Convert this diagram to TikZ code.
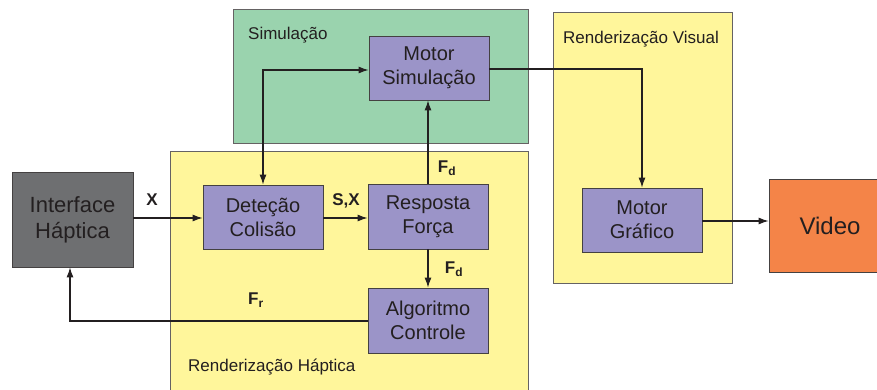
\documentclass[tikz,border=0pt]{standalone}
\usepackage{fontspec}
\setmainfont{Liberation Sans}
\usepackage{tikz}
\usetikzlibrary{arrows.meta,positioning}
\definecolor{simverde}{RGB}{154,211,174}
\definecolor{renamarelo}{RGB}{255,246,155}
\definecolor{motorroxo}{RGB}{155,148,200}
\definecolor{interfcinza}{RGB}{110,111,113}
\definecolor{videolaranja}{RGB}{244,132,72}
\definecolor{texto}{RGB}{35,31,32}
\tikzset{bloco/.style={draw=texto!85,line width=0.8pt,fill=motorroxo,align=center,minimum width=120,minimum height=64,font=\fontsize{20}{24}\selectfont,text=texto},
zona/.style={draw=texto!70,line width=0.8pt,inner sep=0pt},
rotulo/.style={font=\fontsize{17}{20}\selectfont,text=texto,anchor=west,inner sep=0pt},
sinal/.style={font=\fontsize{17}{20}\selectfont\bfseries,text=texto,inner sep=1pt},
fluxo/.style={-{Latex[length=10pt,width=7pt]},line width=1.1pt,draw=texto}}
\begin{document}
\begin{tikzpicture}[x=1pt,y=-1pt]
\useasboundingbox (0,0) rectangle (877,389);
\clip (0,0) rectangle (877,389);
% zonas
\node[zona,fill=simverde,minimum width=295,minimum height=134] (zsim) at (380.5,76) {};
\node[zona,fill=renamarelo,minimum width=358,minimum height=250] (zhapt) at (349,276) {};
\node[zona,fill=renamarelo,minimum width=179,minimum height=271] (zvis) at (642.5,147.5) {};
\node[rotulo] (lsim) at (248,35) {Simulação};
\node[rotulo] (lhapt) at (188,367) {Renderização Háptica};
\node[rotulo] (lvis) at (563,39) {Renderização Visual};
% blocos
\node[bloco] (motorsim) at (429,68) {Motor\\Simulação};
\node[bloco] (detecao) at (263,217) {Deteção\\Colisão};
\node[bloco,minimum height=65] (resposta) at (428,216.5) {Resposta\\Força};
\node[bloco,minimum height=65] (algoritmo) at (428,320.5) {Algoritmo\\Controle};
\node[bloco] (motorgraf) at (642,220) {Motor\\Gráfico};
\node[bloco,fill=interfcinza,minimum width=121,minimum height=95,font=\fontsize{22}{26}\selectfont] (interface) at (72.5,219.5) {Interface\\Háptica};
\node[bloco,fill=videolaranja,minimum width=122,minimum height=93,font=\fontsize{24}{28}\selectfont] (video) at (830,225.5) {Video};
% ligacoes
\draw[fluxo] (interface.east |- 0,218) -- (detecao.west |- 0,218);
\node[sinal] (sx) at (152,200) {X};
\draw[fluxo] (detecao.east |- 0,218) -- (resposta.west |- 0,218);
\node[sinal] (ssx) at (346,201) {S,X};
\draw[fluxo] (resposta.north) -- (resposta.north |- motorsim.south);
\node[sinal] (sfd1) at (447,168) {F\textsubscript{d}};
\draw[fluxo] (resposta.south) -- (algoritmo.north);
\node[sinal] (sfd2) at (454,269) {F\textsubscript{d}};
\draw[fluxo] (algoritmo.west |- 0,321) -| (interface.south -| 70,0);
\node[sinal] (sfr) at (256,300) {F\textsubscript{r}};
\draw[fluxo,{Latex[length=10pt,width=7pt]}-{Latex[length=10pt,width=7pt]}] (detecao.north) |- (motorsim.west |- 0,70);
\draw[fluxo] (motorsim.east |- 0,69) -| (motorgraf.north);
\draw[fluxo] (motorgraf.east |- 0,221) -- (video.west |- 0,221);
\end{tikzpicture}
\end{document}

────────

--- What is needed ---
Return the whole listing, word for word, and leave out every picture.

--- Worked answer ---
Convert this diagram to TikZ code.
\documentclass[tikz,border=0pt]{standalone}
\usepackage{fontspec}
\setmainfont{Liberation Sans}
\usepackage{tikz}
\usetikzlibrary{arrows.meta,positioning}
\definecolor{simverde}{RGB}{154,211,174}
\definecolor{renamarelo}{RGB}{255,246,155}
\definecolor{motorroxo}{RGB}{155,148,200}
\definecolor{interfcinza}{RGB}{110,111,113}
\definecolor{videolaranja}{RGB}{244,132,72}
\definecolor{texto}{RGB}{35,31,32}
\tikzset{bloco/.style={draw=texto!85,line width=0.8pt,fill=motorroxo,align=center,minimum width=120,minimum height=64,font=\fontsize{20}{24}\selectfont,text=texto},
zona/.style={draw=texto!70,line width=0.8pt,inner sep=0pt},
rotulo/.style={font=\fontsize{17}{20}\selectfont,text=texto,anchor=west,inner sep=0pt},
sinal/.style={font=\fontsize{17}{20}\selectfont\bfseries,text=texto,inner sep=1pt},
fluxo/.style={-{Latex[length=10pt,width=7pt]},line width=1.1pt,draw=texto}}
\begin{document}
\begin{tikzpicture}[x=1pt,y=-1pt]
\useasboundingbox (0,0) rectangle (877,389);
\clip (0,0) rectangle (877,389);
% zonas
\node[zona,fill=simverde,minimum width=295,minimum height=134] (zsim) at (380.5,76) {};
\node[zona,fill=renamarelo,minimum width=358,minimum height=250] (zhapt) at (349,276) {};
\node[zona,fill=renamarelo,minimum width=179,minimum height=271] (zvis) at (642.5,147.5) {};
\node[rotulo] (lsim) at (248,35) {Simulação};
\node[rotulo] (lhapt) at (188,367) {Renderização Háptica};
\node[rotulo] (lvis) at (563,39) {Renderização Visual};
% blocos
\node[bloco] (motorsim) at (429,68) {Motor\\Simulação};
\node[bloco] (detecao) at (263,217) {Deteção\\Colisão};
\node[bloco,minimum height=65] (resposta) at (428,216.5) {Resposta\\Força};
\node[bloco,minimum height=65] (algoritmo) at (428,320.5) {Algoritmo\\Controle};
\node[bloco] (motorgraf) at (642,220) {Motor\\Gráfico};
\node[bloco,fill=interfcinza,minimum width=121,minimum height=95,font=\fontsize{22}{26}\selectfont] (interface) at (72.5,219.5) {Interface\\Háptica};
\node[bloco,fill=videolaranja,minimum width=122,minimum height=93,font=\fontsize{24}{28}\selectfont] (video) at (830,225.5) {Video};
% ligacoes
\draw[fluxo] (interface.east |- 0,218) -- (detecao.west |- 0,218);
\node[sinal] (sx) at (152,200) {X};
\draw[fluxo] (detecao.east |- 0,218) -- (resposta.west |- 0,218);
\node[sinal] (ssx) at (346,201) {S,X};
\draw[fluxo] (resposta.north) -- (resposta.north |- motorsim.south);
\node[sinal] (sfd1) at (447,168) {F\textsubscript{d}};
\draw[fluxo] (resposta.south) -- (algoritmo.north);
\node[sinal] (sfd2) at (454,269) {F\textsubscript{d}};
\draw[fluxo] (algoritmo.west |- 0,321) -| (interface.south -| 70,0);
\node[sinal] (sfr) at (256,300) {F\textsubscript{r}};
\draw[fluxo,{Latex[length=10pt,width=7pt]}-{Latex[length=10pt,width=7pt]}] (detecao.north) |- (motorsim.west |- 0,70);
\draw[fluxo] (motorsim.east |- 0,69) -| (motorgraf.north);
\draw[fluxo] (motorgraf.east |- 0,221) -- (video.west |- 0,221);
\end{tikzpicture}
\end{document}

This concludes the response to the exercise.